Services and Tools
NRC Resource Compiler
nrc is the repo's resource compiler. It turns per-target res/ directories into generated C sources
or external packed .res files, preserving localized message overrides and producing the ResPack
entry points consumed at runtime by core/respack.c.
Relevant Source Files
Role In The Build Graph
nrc is built as a standalone command app under tools/nrc. The tools super-build in
tools/CMakeLists.txt compiles sewer, osbs, core, and then the nrc executable
in a separate Debug-only tools tree.
When a target uses NRC_EMBEDDED or NRC_PACKED, nap_generate_tools() first makes sure a local
nrc binary exists under ${CMAKE_BINARY_DIR}/tools/build. Later, nap_resource_packs(...) invokes that
executable once for each immediate resource-pack directory under the target's res/ folder.
Resource Directory Contract
The build system treats each immediate subdirectory of a target-local res/ folder as one resource pack. Real examples in this
checkout include res_guihello, res_products, and res_htjson.
Localized overrides live one level deeper. For example, demo/products/res/res_products/ja_JP and
demo/die/res/res_die/es_es are locale directories under a pack. Outside the packs themselves, the same top-level res/
folder may also hold app icons, license.txt, and pack.txt, which CMake treats specially for packaging and installation.
What Counts As A Resource
The compiler recognizes three runtime categories:
- Message files:
.msgfiles become text resources. - Image files:
.png,.jpg,.gif, and.bmpare tagged as image resources. - Generic files: every other extension is still accepted and treated as a generic file resource.
So the resource compiler is permissive by default. It does not require a whitelist beyond the handful of extensions that deserve image-specific typing.
Message File Syntax And Localization Rules
msgparser.c accepts UTF-8 text with an optional BOM, skips whitespace, supports both // and
/* ... */ comments, and parses one message per logical line. Each entry begins with an uppercase-or-underscore identifier,
optionally followed by more uppercase letters, underscores, or digits, and the rest of the line becomes the message text.
Localization is anchored on the global pack. Global .msg files define the canonical set of message IDs. A localized
.msg file can override those IDs, but it does not create new ones. If a localized file references an ID that does not exist globally,
nrc emits a warning; if a global message has no localized counterpart, it emits a warning for that omission too.
Embedded Versus Packed Output
| Mode | CLI Option | Generated Files | Runtime Entry Point |
|---|---|---|---|
| Embedded | -dc |
<pack>.h and <pack>.c |
respack_embedded("<pack>") |
| Packed | -dp |
<pack>.h, <pack>.c, and <pack>.res |
respack_packed("<pack>", locale) |
In both modes the header exports one ResId per resource plus a function named <pack>_respack(const char_t *locale).

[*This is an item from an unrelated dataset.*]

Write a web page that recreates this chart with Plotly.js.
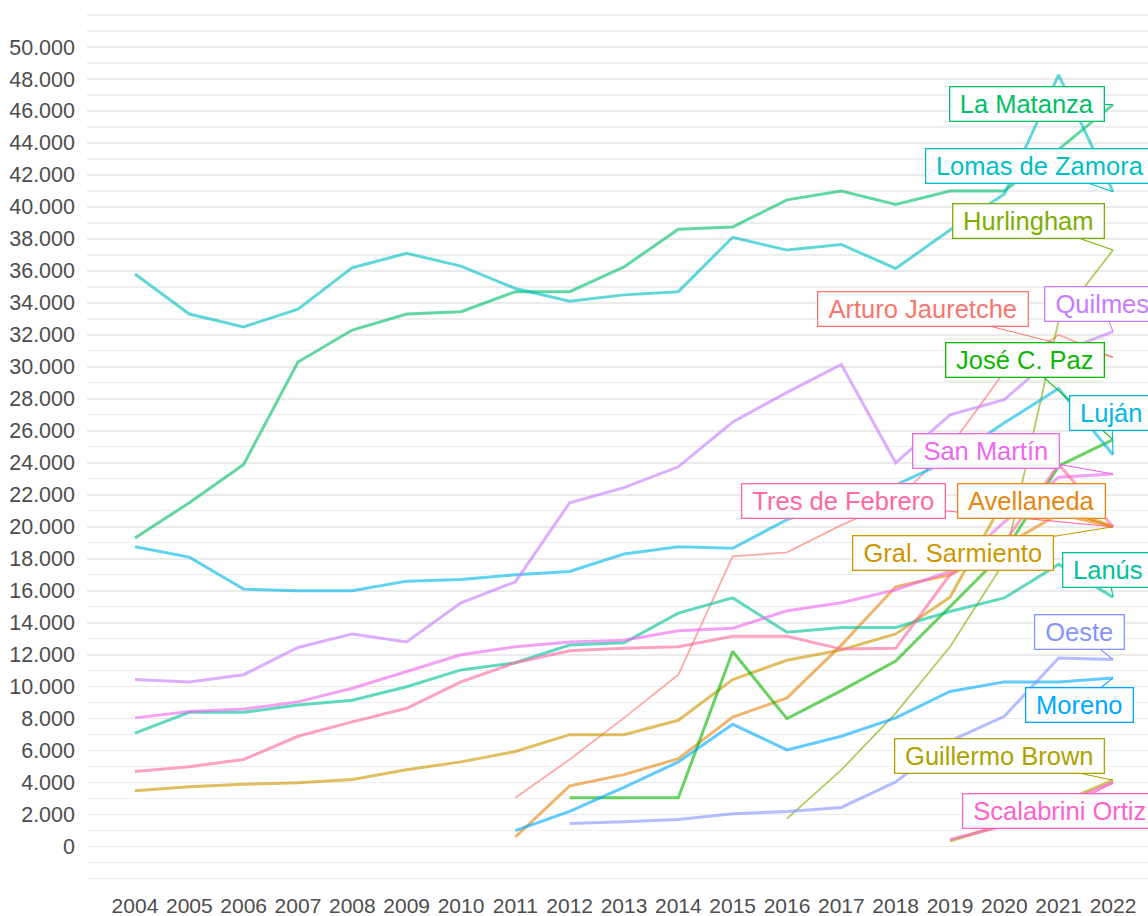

Resource IDs are not enums; they are generated strings with the form N23R3C75::<pack>::<index>.
What The Generator Actually Emits
Embedded mode writes the full payload into C source: messages become escaped string literals and binary resources become byte arrays.
For each locale, the generated <pack>_respack(...) function chooses a localized override when available and otherwise falls back
to the global resource.
Packed mode writes the same logical data into a binary .res file. The companion C file becomes a thin stub that only defines
the ResId values and forwards the pack load to respack_packed(...).
Runtime Loading Contract
The runtime half lives in src/core/respack.c. Packed resources are loaded from a path relative to the executable:
res/<pack>.res on Windows and Linux, and ../resources/<pack>.res for macOS bundles.
Once loaded, the runtime keeps the binary pack buffer alive and exposes resources through typed APIs. Text resources are returned with
respack_text(...), generic files with respack_file(...), and typed object resources such as images are materialized lazily
through respack_object(...). That is why the image-handling path in draw2d/image.c goes through the object API rather than
the raw file accessor.
Up-To-Date Checks And Exit Codes
nrclib.c only regenerates a pack when the source directory is newer than the generated .c and .h files.
The destination argument must name a .c file in an existing directory; nrc infers the matching header and packed file names from it.
0: regeneration happened successfully.1: the outputs were already up to date.-1: generation completed with warnings.-2: generation failed with errors.-3: command-line usage error.-4: asserts were triggered.
The CMake wrapper in nap_resource_packs(...) treats 0 and 1 as normal success, reports -1 as warnings,
and treats anything else as an error.
Reading Order
Start with nrc.c for the command-line surface, then read nrclib.c for validation and up-to-date checks,
then resgen.c for the real format and code-generation logic. Follow that with msgparser.c if localized text syntax matters,
and finish with prj/NAppTarget.cmake plus src/core/respack.c to connect build-time generation to runtime loading.